In 2017 Te Pāti Māori - then the Māori Party - was coming off nine years, three political terms, working in a coalition government with the National Party.
It was a deal the party said was out of necessity, to ensure Māori got anything at all from the political system. But it also saw the party accused of supporting policies detrimental to Māori, despite achievements such as Whānau Ora and progress on Treaty settlements.
Labour sought to exploit these concerns with voters, and thus emerged a bitter 2017 election campaign and it taking its Māori seat MPs off the main list.
But now, Jackson said the “environment has changed”.
Jackson said currently the view was for MPs to go on the list and run for the seat, but this could change.
“There are a few different views in the Māori caucus.

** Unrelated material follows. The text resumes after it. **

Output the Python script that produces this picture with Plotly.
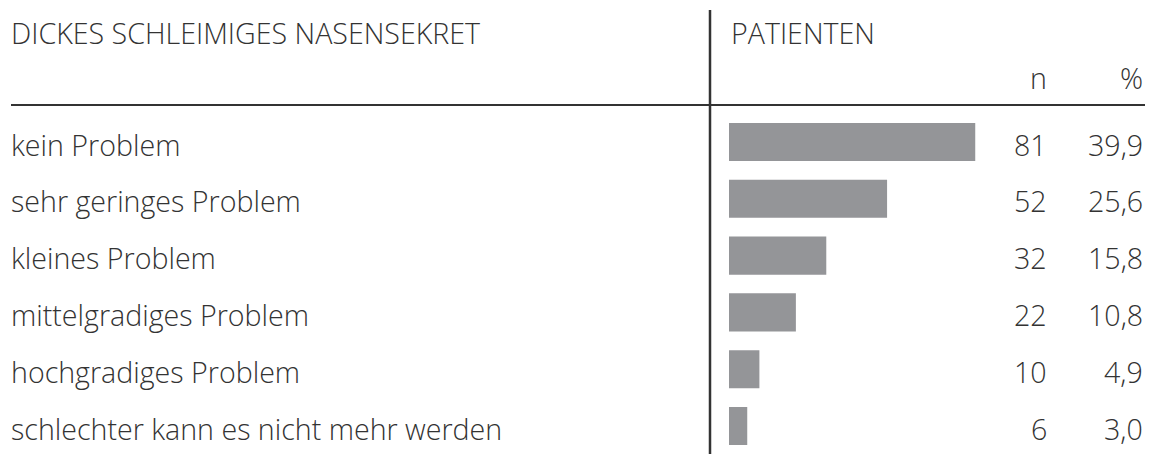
import plotly.graph_objects as go

# Table data
title_left = "DICKES SCHLEIMIGES NASENSEKRET"
title_right = "PATIENTEN"
col_headers = ["n", "%"]
categories = [
    "kein Problem",
    "sehr geringes Problem",
    "kleines Problem",
    "mittelgradiges Problem",
    "hochgradiges Problem",
    "schlechter kann es nicht mehr werden",
]
counts = [81, 52, 32, 22, 10, 6]
percents = [39.9, 25.6, 15.8, 10.8, 4.9, 3.0]

W, H = 1153, 454
TEXT = "#333333"
BAR = "#949598"
FONT = "Open Sans"
FS = 28.6


def px(x):
    return x / W


def py(y):
    return 1 - y / H


fig = go.Figure()
fig.add_trace(go.Bar(
    x=counts,
    y=categories,
    orientation="h",
    width=0.67,
    marker=dict(color=BAR, line=dict(width=0)),
    hoverinfo="skip",
))

ann = []
# header row
ann.append(dict(text=title_left, x=px(9), y=py(31), xanchor="left", yanchor="middle"))
ann.append(dict(text=title_right, x=px(729), y=py(31), xanchor="left", yanchor="middle"))
ann.append(dict(text=col_headers[0], x=px(1049), y=py(76), xanchor="right", yanchor="middle"))
ann.append(dict(text=col_headers[1], x=px(1145), y=py(76), xanchor="right", yanchor="middle"))

for cat, n, p in zip(categories, counts, percents):
    ann.append(dict(text=cat, x=px(9), y=cat, yref="y", xanchor="left", yanchor="middle"))
    ann.append(dict(text=str(n), x=px(1049), y=cat, yref="y", xanchor="right", yanchor="middle"))
    ann.append(dict(text=f"{p:.1f}".replace(".", ","), x=px(1145), y=cat, yref="y",
                    xanchor="right", yanchor="middle"))

for a in ann:
    a.setdefault("xref", "paper")
    a.setdefault("yref", "paper")
    a["showarrow"] = False
    a["font"] = dict(family=FONT, size=FS, color=TEXT, weight=300)
    a["yshift"] = -2

fig.update_layout(
    width=W,
    height=H,
    margin=dict(l=0, r=0, t=0, b=0),
    paper_bgcolor="white",
    plot_bgcolor="white",
    showlegend=False,
    annotations=ann,
    xaxis=dict(domain=[729 / W, 1], range=[0, (W - 729) / 3.04], visible=False, fixedrange=True),
    yaxis=dict(domain=[0, 1], range=[(H - 142) / 56.8, -142 / 56.8], visible=False,
               fixedrange=True, categoryorder="array", categoryarray=categories),
    shapes=[
        dict(type="line", xref="paper", yref="paper", x0=px(11), x1=px(1145), y0=py(105), y1=py(105),
             line=dict(color=TEXT, width=2)),
        dict(type="line", xref="paper", yref="paper", x0=px(710), x1=px(710), y0=py(10), y1=py(454),
             line=dict(color=TEXT, width=2.5)),
    ],
)

fig.write_html("out.html", config=dict(displayModeBar=False))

The general rule is to stay on the list, but we are tossing around the idea.”
The three “marginal” seats Te Pāti Māori is targeting
Jackson said he accepted Waiariki would be a difficult seat for Labour to win back, with Te Tai Hauāuru and Tāmaki Makaurau both also “marginal”.
“We’re probably an outside chance in Waiariki,” Jackson said.
Waititi won the seat in 2020 by just over 800 votes from Coffey - who recently announced he was retiring - and looked likely to have increased his popularity since.
Jackson said they would be announcing a “very promising” candidate there, potentially in the next week.
“They will have their work cut out, but you have to remember Waiariki still has a very strong Labour base.”
In Te Tai Hauāuru, Labour has picked Soraya Peke-Mason, who, like Rurawhe, is part of the Rātana Church, which makes up a large and influential part of the electorate. In 2020, Ngarewa-Packer lost to Rurawhe by just 1053 votes.
“People will say Debbie is the favourite, but Soraya is a very, very strong candidate,” Jackson said.
Peke-Mason, while a new candidate, retained the same organising team as Rurawhe, Jackson said.
The National Party is also poised to enter the race for Te Tai Hauāuru, with Harete Hipango seeking to become its candidate - the party’s first in a Māori electorate since 2002 and with more expected.
Jackson said he supported National doing so.
“Whether we like it or not, there is a conservative Māori vote. They should have the choice.
“I think it shows respect for the kaupapa.”
There is also a chance for Te Pāti Māori in Tāmaki Makaurau, another closely fought seat in 2020 when Labour’s Peeni Henare pipped John Tamihere by just 927 votes.
Henare is intending to run there again, and this time will face Manurewa Marae CEO Natasha Kemp instead of Tamihere.
“It is a marginal seat if you go by those  numbers but, and no disrespect to Natasha Kemp, who I have worked with as well, but if he held off JT, I think he can do it again,” Jackson said.
Te Pāti Māori president John Tamihere said they were looking to do “a lot better than 2020″.
That was down to the work of their two current MPs and the fact the “red wave” of 2020 would not be repeated.
“We are looking at about four to five seats, we are pretty confident about that.”
Tamihere said they were also looking at announcing candidates in some of the general seats with high Māori populations.